Barnes is widely regarded as one of the most innovative and genre-bending artists of his craft, Barnes' musical interests are both varied and adventurous, and he incorporates that versatility into a progressive approach to an instrument that is musically polarizing and steeped in tradition. Although he demonstrates an appreciation for the history of the bluegrass, country, and folk music from which the banjo's reputation was born, his inventive take is what truly separates him from his contemporaries...using the banjo as his 'weapon of choice' to play non-traditional music like rock, fusion, and jazz with electronic percussion and loop elements. He has come to redefine the banjo's perceived image in an eclectic career for which genre definitions have merely been a polite suggestion. From his early days as the driving force behind the impressive Austin-based Bad Livers, a band of pioneering Americana missionaries, through a prolific solo career and the development of his trademark 'folkTronics' project, a startling approach that incorporates digital technology and various effect pedals to stretch the tonal range of the instrument, Barnes has always listened to his proudly offbeat inner voice.
 

 

 
Dangermuffin
Dangermuffin is a great group, they could certainly satisfy most if not all audiences as a single act concert. They are great and they are exciting. They were also a big, big crowd pleaser. Fortunately, they will perform once again on Sunday. They are scheduled to appear on the Peace Hill  Stage at 1:00 PM. You certainly don't want to miss this great group from Charleston.

Sometimes a band sticks in your mind like good batter sticks to your ribs.
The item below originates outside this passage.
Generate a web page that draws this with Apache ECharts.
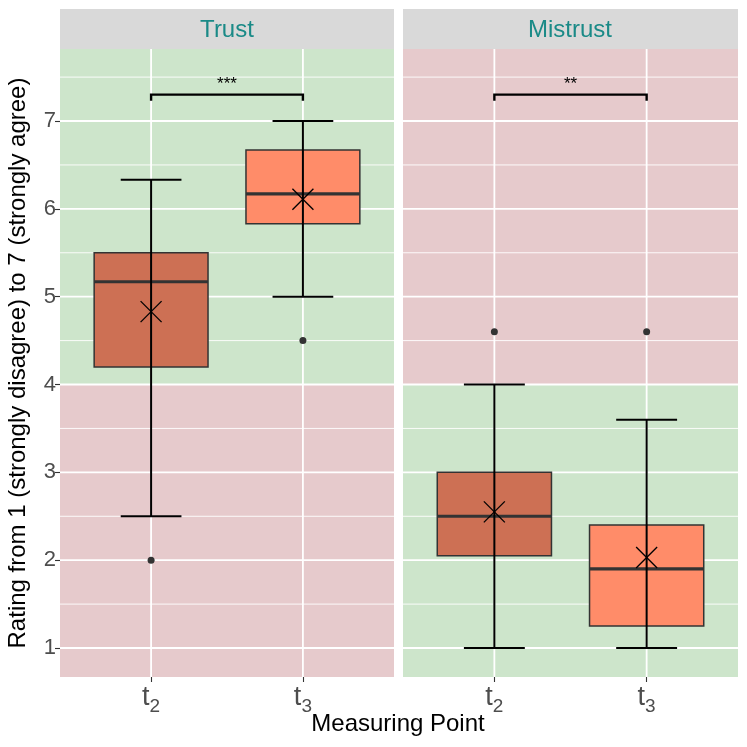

A memorable name helps, and Dangermuffin is no pushover of a moniker. But it's the round-the-fire looseness, yet still polished groove, that leaves the Charleston-based trio's catchy hooks lingering in our ears. Together just two years, they've toured their raspy Southern style as far as Colorado's Jazz Aspen festival and become Carolina public radio favorites. Dangermuffin is delicious from the first bite, but be certain to give a closer listen to the depth of songwriter Dan Lotti's lyrics.

 
Buckwheat Zydeco
2010 Grammy Winner Buckwheat Zydeco was of course the main event of the day. How do describe an act that followed a day long marathon of really great entertainment, and then sets itself on an even higher plane? Well, that's exactly what happened Friday at the Music Festival. From the time the gates opened until 7:30 PM, one wonderful act after another gave terrific performances on the two stages. Then, out comes Buckwheat Zydeco who set themselves apart from all other and let's you know from the first few bars of their music, why they won a Grammy.

They were great, they were fantastic they were simply amazing. After enjoying their performance, we can only hope that they will return to Great Porcupine Music Festival, in one of America's Greatest settings, right here in the Porkies.